Exercise aim:
Please reproduce exactly the lines between the line holding "Output the component" and the line holding "svg.attr('width', width).attr('height', height)", inclusive, leaving out any pictures.

Extracted material:
**********

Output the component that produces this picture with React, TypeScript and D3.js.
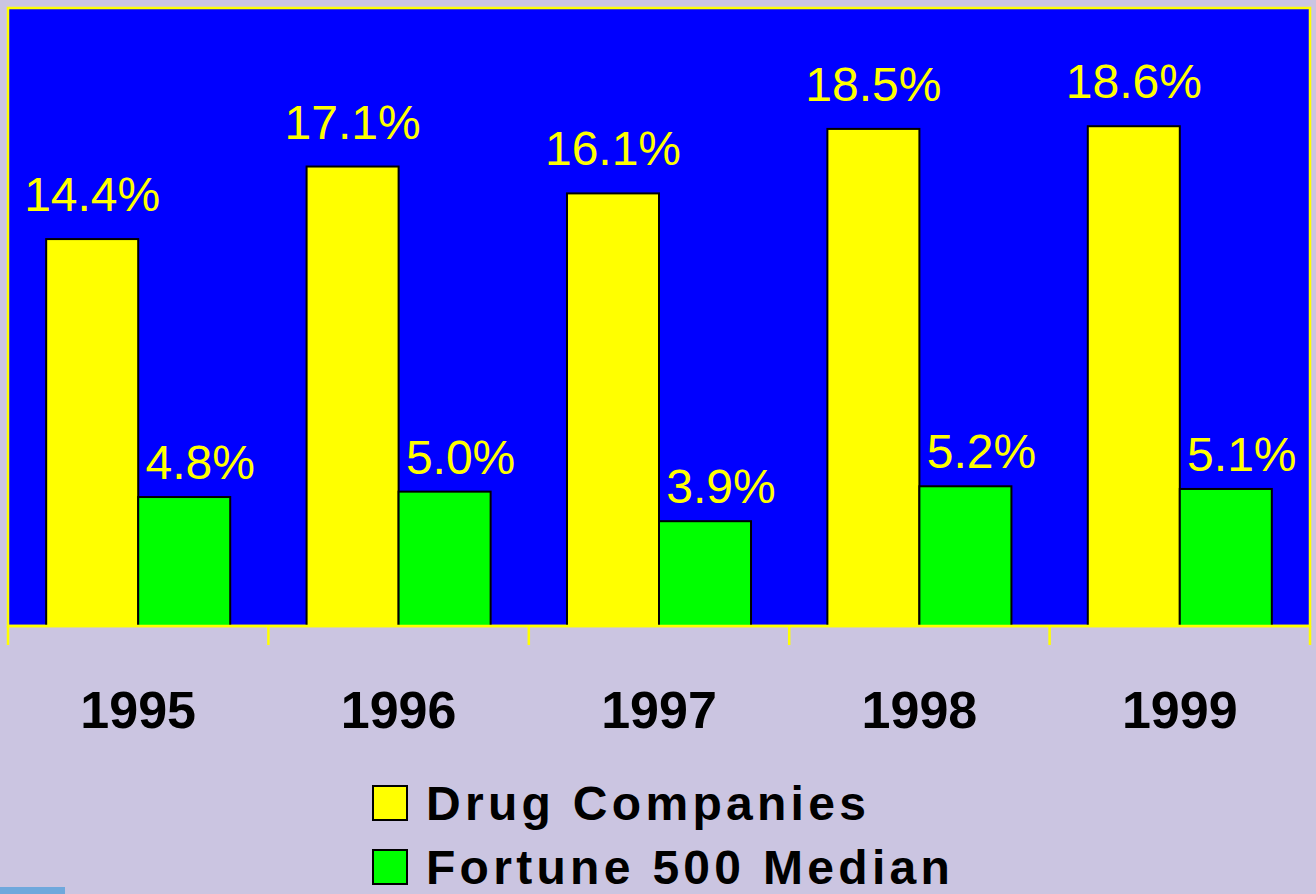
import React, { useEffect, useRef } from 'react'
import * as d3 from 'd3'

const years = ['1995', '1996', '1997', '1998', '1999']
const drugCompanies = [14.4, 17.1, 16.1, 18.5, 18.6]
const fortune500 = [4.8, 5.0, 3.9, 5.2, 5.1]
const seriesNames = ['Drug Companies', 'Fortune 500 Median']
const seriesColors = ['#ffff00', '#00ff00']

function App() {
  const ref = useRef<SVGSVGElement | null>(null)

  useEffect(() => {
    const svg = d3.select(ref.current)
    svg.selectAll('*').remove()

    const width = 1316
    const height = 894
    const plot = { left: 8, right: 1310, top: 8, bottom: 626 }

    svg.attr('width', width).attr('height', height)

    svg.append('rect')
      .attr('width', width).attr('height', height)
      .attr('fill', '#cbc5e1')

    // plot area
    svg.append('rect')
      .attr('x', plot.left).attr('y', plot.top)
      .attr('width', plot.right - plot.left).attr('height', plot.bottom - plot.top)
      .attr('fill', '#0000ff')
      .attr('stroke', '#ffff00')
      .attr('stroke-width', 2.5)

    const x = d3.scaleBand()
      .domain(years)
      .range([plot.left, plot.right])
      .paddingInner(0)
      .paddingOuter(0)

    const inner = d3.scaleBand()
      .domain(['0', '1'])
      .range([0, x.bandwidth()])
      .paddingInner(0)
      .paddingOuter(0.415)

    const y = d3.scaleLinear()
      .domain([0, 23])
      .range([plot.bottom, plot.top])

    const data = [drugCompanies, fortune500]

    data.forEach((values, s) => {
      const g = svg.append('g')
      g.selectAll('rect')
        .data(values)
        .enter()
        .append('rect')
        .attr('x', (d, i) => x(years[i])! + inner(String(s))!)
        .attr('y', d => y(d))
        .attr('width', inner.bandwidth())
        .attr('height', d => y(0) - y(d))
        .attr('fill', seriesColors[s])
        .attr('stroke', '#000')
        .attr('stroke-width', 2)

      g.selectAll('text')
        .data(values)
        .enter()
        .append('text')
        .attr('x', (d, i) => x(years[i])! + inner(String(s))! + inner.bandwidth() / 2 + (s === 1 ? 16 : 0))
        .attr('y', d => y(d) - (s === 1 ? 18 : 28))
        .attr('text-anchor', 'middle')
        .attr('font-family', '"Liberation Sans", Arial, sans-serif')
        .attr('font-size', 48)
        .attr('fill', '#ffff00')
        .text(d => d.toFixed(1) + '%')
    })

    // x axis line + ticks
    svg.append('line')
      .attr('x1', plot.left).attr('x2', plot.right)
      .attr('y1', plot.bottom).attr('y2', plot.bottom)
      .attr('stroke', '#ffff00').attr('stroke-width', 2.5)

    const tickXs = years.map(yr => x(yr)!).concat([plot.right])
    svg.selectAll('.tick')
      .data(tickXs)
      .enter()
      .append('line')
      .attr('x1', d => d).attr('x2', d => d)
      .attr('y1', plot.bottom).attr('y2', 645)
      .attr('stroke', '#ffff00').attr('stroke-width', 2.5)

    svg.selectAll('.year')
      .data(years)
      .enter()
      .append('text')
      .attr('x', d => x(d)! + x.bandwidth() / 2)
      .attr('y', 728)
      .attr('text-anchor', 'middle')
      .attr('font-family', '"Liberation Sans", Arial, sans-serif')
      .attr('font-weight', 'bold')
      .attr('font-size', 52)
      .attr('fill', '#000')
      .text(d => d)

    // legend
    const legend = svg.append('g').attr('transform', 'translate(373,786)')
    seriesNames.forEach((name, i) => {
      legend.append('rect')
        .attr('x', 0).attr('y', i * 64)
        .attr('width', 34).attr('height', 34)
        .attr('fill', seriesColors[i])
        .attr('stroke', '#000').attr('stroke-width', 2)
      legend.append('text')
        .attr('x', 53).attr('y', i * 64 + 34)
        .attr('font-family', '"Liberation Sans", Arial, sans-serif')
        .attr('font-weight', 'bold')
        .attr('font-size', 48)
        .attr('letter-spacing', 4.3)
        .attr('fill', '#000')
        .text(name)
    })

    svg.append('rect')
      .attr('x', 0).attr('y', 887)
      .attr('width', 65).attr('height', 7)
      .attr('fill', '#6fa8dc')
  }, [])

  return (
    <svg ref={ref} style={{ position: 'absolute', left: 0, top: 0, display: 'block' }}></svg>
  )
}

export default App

**********

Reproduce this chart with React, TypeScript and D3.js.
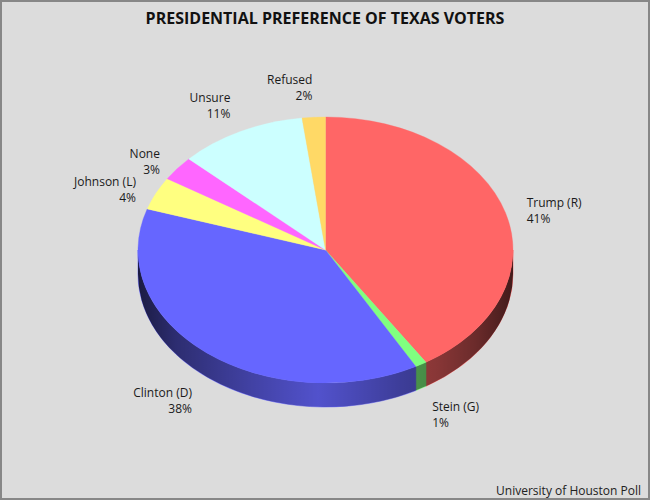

**********

Output of the exercise:
Output the component that produces this picture with React, TypeScript and D3.js.
import React, { useEffect, useRef } from 'react'
import * as d3 from 'd3'

const years = ['1995', '1996', '1997', '1998', '1999']
const drugCompanies = [14.4, 17.1, 16.1, 18.5, 18.6]
const fortune500 = [4.8, 5.0, 3.9, 5.2, 5.1]
const seriesNames = ['Drug Companies', 'Fortune 500 Median']
const seriesColors = ['#ffff00', '#00ff00']

function App() {
  const ref = useRef<SVGSVGElement | null>(null)

  useEffect(() => {
    const svg = d3.select(ref.current)
    svg.selectAll('*').remove()

    const width = 1316
    const height = 894
    const plot = { left: 8, right: 1310, top: 8, bottom: 626 }

    svg.attr('width', width).attr('height', height)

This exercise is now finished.